В течение всего этого длинного дня в Тернере то и дело темной волной поднимались закодированные воспоминания Митчелла, наполняя его странным ужасом, который, казалось, не имел ничего общего с предстоящей операцией.
Тревожила узнаваемость, почти интимность образов, возможно, именно эта тревога и порождала страх. Некоторые фрагменты как будто обладали гораздо большей эмоциональной насыщенностью, чем можно было предположить по их содержанию. Почему воспоминание о пустынном холле какого-то обшарпанного общежития в Кембридже должно наполнять его виной и отвращением к самому себе? Другим же картинам, которым по логике вещей полагалось нести в себе некоторую степень чувства, странно не хватало эмоций.

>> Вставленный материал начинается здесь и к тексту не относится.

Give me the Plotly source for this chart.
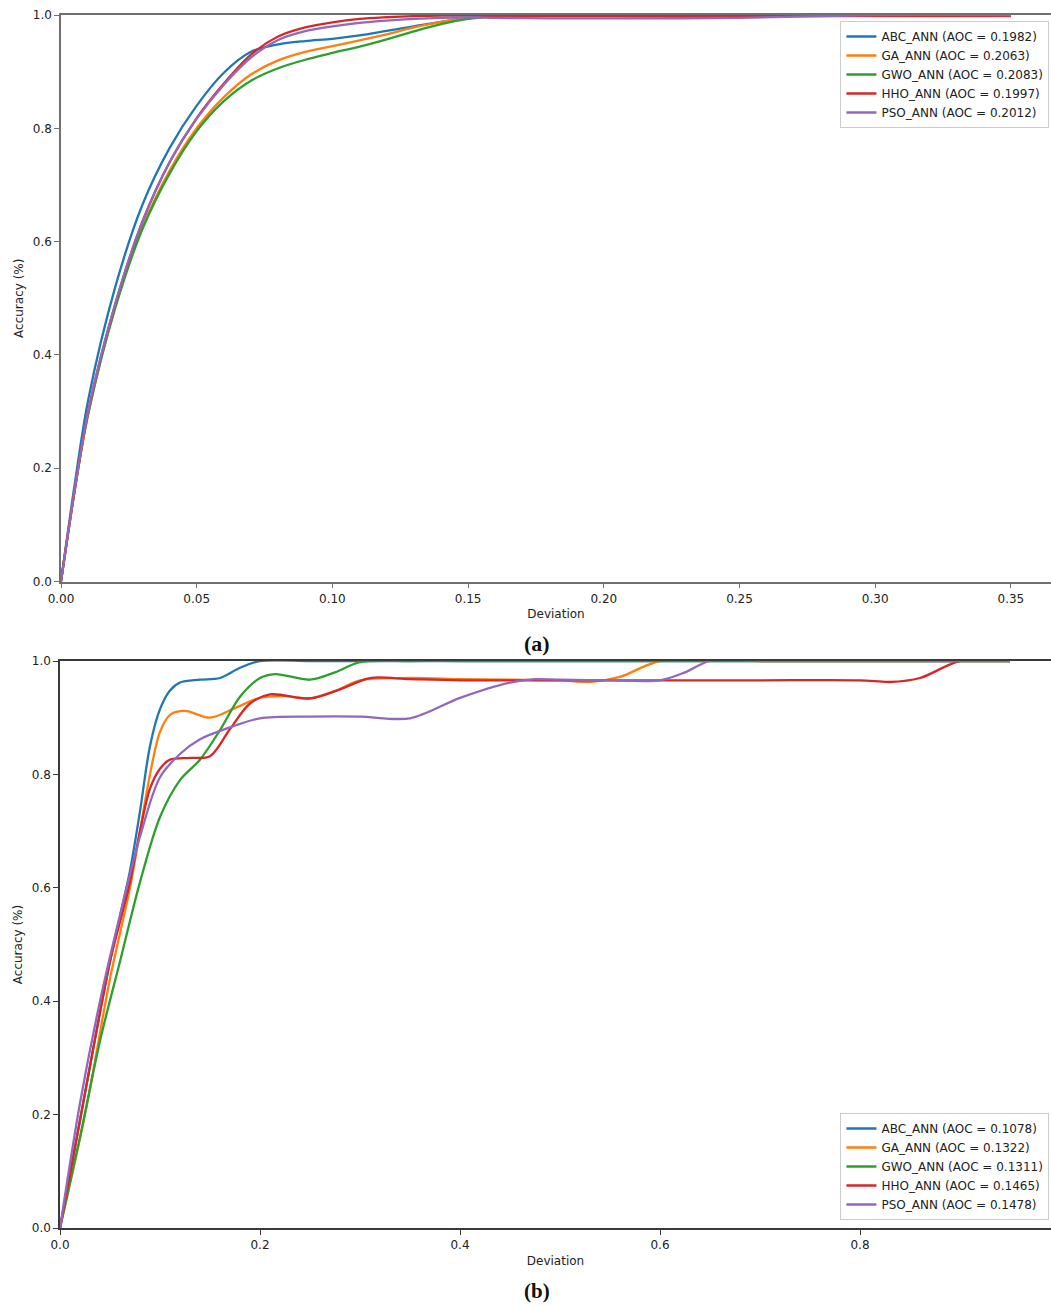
import plotly.graph_objects as go

W, H = 1051, 1306
colors = ["#1f77b4", "#ff7f0e", "#2ca02c", "#d62728", "#9467bd"]
names = ["ABC_ANN", "GA_ANN", "GWO_ANN", "HHO_ANN", "PSO_ANN"]

# ---------- panel (a) data ----------
a_aoc = ["0.1982", "0.2063", "0.2083", "0.1997", "0.2012"]
a_x = [0, 0.005, 0.01, 0.02, 0.03, 0.04, 0.05, 0.06, 0.07, 0.08, 0.09,
       0.10, 0.11, 0.12, 0.13, 0.14, 0.15, 0.16, 0.18, 0.20, 0.25, 0.30, 0.35]
a_y_abc = [0, 0.17, 0.32, 0.52, 0.665, 0.765, 0.84, 0.898, 0.935, 0.948, 0.954,
           0.958, 0.964, 0.972, 0.98, 0.988, 0.994, 0.998, 1.0, 1.0, 1.0, 1.0, 1.0]
a_y_ga = [0, 0.16, 0.295, 0.485, 0.625, 0.725, 0.80, 0.855, 0.895, 0.92, 0.935,
          0.945, 0.955, 0.966, 0.978, 0.988, 0.996, 1.0, 1.0, 1.0, 1.0, 1.0, 1.0]
a_y_gwo = [0, 0.16, 0.295, 0.483, 0.622, 0.72, 0.795, 0.848, 0.884, 0.906, 0.921,
           0.933, 0.944, 0.957, 0.971, 0.984, 0.993, 0.998, 1.0, 1.0, 1.0, 1.0, 1.0]
a_y_hho = [0, 0.16, 0.30, 0.49, 0.635, 0.74, 0.818, 0.879, 0.93, 0.962, 0.978,
           0.987, 0.993, 0.996, 0.998, 0.999, 0.999, 0.998, 0.998, 0.998, 0.998, 0.998, 0.998]
a_y_pso = [0, 0.16, 0.30, 0.49, 0.635, 0.74, 0.817, 0.877, 0.925, 0.956, 0.9715,
           0.98, 0.986, 0.990, 0.993, 0.995, 0.996, 0.995, 0.994, 0.994, 0.995, 1.0, 1.0]

# ---------- panel (b) data ----------
b_aoc = ["0.1078", "0.1322", "0.1311", "0.1465", "0.1478"]
b_x_abc = [0, 0.02, 0.04, 0.05, 0.06, 0.07, 0.08, 0.09, 0.10, 0.11, 0.12, 0.14, 0.16, 0.18, 0.20,
           0.25, 0.30, 0.40, 0.50, 0.60, 0.70, 0.80, 0.95]
b_y_abc = [0, 0.19, 0.38, 0.47, 0.55, 0.63, 0.735, 0.85, 0.915, 0.948, 0.962, 0.967, 0.97, 0.988, 1.0,
           1.0, 1.0, 1.0, 1.0, 1.0, 1.0, 1.0, 1.0]
b_x_ga = [0, 0.025, 0.05, 0.06, 0.07, 0.08, 0.09, 0.10, 0.11, 0.125, 0.15, 0.175, 0.20, 0.225, 0.25,
          0.275, 0.30, 0.35, 0.40, 0.45, 0.50, 0.53, 0.56, 0.60, 0.70, 0.80, 0.95]
b_y_ga = [0, 0.20, 0.44, 0.52, 0.60, 0.70, 0.80, 0.875, 0.905, 0.912, 0.90, 0.917, 0.935, 0.938, 0.934,
          0.947, 0.966, 0.97, 0.968, 0.967, 0.966, 0.963, 0.972, 1.0, 1.0, 1.0, 1.0]
b_x_gwo = [0, 0.02, 0.04, 0.06, 0.08, 0.10, 0.12, 0.14, 0.16, 0.18, 0.20, 0.215, 0.25, 0.275, 0.30, 0.35,
           0.40, 0.50, 0.60, 0.70, 0.80, 0.95]
b_y_gwo = [0, 0.16, 0.33, 0.47, 0.61, 0.725, 0.79, 0.826, 0.878, 0.937, 0.97, 0.977, 0.967, 0.98, 0.998,
           1.0, 1.0, 1.0, 1.0, 1.0, 1.0, 1.0]
b_x_hho = [0, 0.02, 0.05, 0.06, 0.07, 0.08, 0.09, 0.10, 0.11, 0.13, 0.15, 0.17, 0.19, 0.21, 0.25, 0.28,
           0.31, 0.35, 0.40, 0.50, 0.60, 0.70, 0.80, 0.83, 0.86, 0.90, 0.95]
b_y_hho = [0, 0.19, 0.47, 0.54, 0.61, 0.70, 0.775, 0.81, 0.826, 0.829, 0.832, 0.88, 0.925, 0.941, 0.934,
           0.95, 0.97, 0.968, 0.966, 0.966, 0.966, 0.966, 0.966, 0.963, 0.97, 1.0, 1.0]
b_x_pso = [0, 0.02, 0.04, 0.06, 0.08, 0.10, 0.12, 0.14, 0.17, 0.20, 0.25, 0.30, 0.35, 0.40, 0.45, 0.475,
           0.50, 0.55, 0.60, 0.625, 0.65, 0.70, 0.80, 0.95]
b_y_pso = [0, 0.22, 0.40, 0.552, 0.69, 0.795, 0.836, 0.862, 0.883, 0.899, 0.902, 0.902, 0.899, 0.935,
           0.962, 0.968, 0.967, 0.966, 0.966, 0.98, 1.0, 1.0, 1.0, 1.0]

a_ys = [a_y_abc, a_y_ga, a_y_gwo, a_y_hho, a_y_pso]
b_xs = [b_x_abc, b_x_ga, b_x_gwo, b_x_hho, b_x_pso]
b_ys = [b_y_abc, b_y_ga, b_y_gwo, b_y_hho, b_y_pso]

a_xticks = [0, 0.05, 0.10, 0.15, 0.20, 0.25, 0.30, 0.35]
b_xticks = [0, 0.2, 0.4, 0.6, 0.8]
yticks = [0, 0.2, 0.4, 0.6, 0.8, 1.0]

fig = go.Figure()
for i in range(5):
    fig.add_trace(go.Scatter(x=a_x, y=a_ys[i], mode="lines",
                             name=f"{names[i]} (AOC = {a_aoc[i]})",
                             line=dict(color=colors[i], width=2.3, shape="spline", smoothing=0.9),
                             xaxis="x", yaxis="y", legend="legend"))
for i in range(5):
    fig.add_trace(go.Scatter(x=b_xs[i], y=b_ys[i], mode="lines",
                             name=f"{names[i]} (AOC = {b_aoc[i]})",
                             line=dict(color=colors[i], width=2.3, shape="spline", smoothing=0.9),
                             xaxis="x2", yaxis="y2", legend="legend2"))

def py(p):
    return 1 - p / H

font = dict(family="DejaVu Sans", size=12, color="#222")
axcol_a = "#707070"
axcol_b = "#3a3a3a"

common_x = dict(showgrid=False, zeroline=False, showline=True, mirror=True, ticks="outside",
                ticklen=5, tickwidth=1.2, tickfont=font, linewidth=1.5, automargin=False)
common_y = dict(showgrid=False, zeroline=False, showline=True, mirror=False, ticks="outside",
                ticklen=5, tickwidth=1.2, tickfont=font, linewidth=1.5, automargin=False,
                range=[0, 1], tickvals=yticks, tickformat=".1f")

fig.update_layout(
    width=W, height=H, margin=dict(l=0, r=0, t=0, b=0, autoexpand=False),
    plot_bgcolor="white", paper_bgcolor="white",
    font=font,
    xaxis=dict(**common_x, domain=[61 / W, 1], range=[0, (W - 61) / 2714], tickvals=a_xticks,
               tickformat=".2f", linecolor=axcol_a, tickcolor=axcol_a, anchor="y",
               title=dict(text="Deviation", font=font, standoff=5)),
    yaxis=dict(**common_y, domain=[py(581.5), py(15)], linecolor=axcol_a, tickcolor=axcol_a, anchor="x",
               title=dict(text="Accuracy (%)", font=font, standoff=7)),
    xaxis2=dict(**common_x, domain=[60 / W, 1], range=[0, (W - 60) / 1000], tickvals=b_xticks,
                tickformat=".1f", linecolor=axcol_b, tickcolor=axcol_b, anchor="y2",
                title=dict(text="Deviation", font=font, standoff=5)),
    yaxis2=dict(**common_y, domain=[py(1228), py(661)], linecolor=axcol_b, tickcolor=axcol_b, anchor="x2",
                title=dict(text="Accuracy (%)", font=font, standoff=7)),
    legend=dict(x=0.9985, y=py(21), xanchor="right", yanchor="top", bgcolor="rgba(255,255,255,0.85)",
                bordercolor="#cccccc", borderwidth=1, font=font, tracegroupgap=0),
    legend2=dict(x=0.9985, y=py(1220), xanchor="right", yanchor="bottom", bgcolor="rgba(255,255,255,0.85)",
                 bordercolor="#cccccc", borderwidth=1, font=font, tracegroupgap=0),
    annotations=[
        dict(text="<b>(a)</b>", x=537 / W, y=py(643), xref="paper", yref="paper", showarrow=False,
             font=dict(family="Liberation Serif", size=22, color="#111"), xanchor="center", yanchor="middle"),
        dict(text="<b>(b)</b>", x=537 / W, y=py(1291), xref="paper", yref="paper", showarrow=False,
             font=dict(family="Liberation Serif", size=21, color="#111"), xanchor="center", yanchor="middle"),
    ],
    showlegend=True,
)

fig.write_html("out.html")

Вот Митчелл играет с грудной дочкой на четырехугольнике пушистого паласа в доме, который он снимал в Женеве. Ребенок смеется, тянет отца за палец. Ничего. Жизнь этого человека, с точки зрения Тернера, была отмечена именно отсутствием событий. Ученый был талантлив – это стало ясно довольно рано, честолюбив, наделен способностью к расчетливым интригам и манипуляциям – подобный дар требуется любому, кто мечтает стать ведущим исследователем. Если кому-то и было суждено подняться по иерархической лестнице корпорационной науки, то именно Митчеллу.
Сам Тернер оказался неспособен прижиться среди людей дзайбацу, в этом мире, разделенном на племена с их бесконечной борьбой за выживание. Он оставался вечным аутсайдером, непредсказуемым фактором, носимым по тайным морям межкорпорационной политики. Ни один служащий ни одной компании не был способен на ту инициативу, какая требовалась от Тернера в ходе извлечения. Откуда взяться у служащего, взращенного корпорацией, профессионально небрежному умению Тернера менять свою лояльность при смене работодателей. Или, может быть, его несгибаемому упорству с того момента, как согласованы условия контракта. Когда ему еще не исполнилось и двадцати, его занесло в охранную контору; это были времена, когда мрачная хандра в послевоенной экономике только-только уступала дорогу импульсам новых технологий. Он неплохо продвинулся в охране, учитывая отсутствие у него всяческих амбиций. Он обладал осанкой пластичного мускулистого зверя, которая производила впечатление на клиентов его работодателей, и он оказался сметлив и весьма расторопен. Умел носить одежду. Ладил с техникой.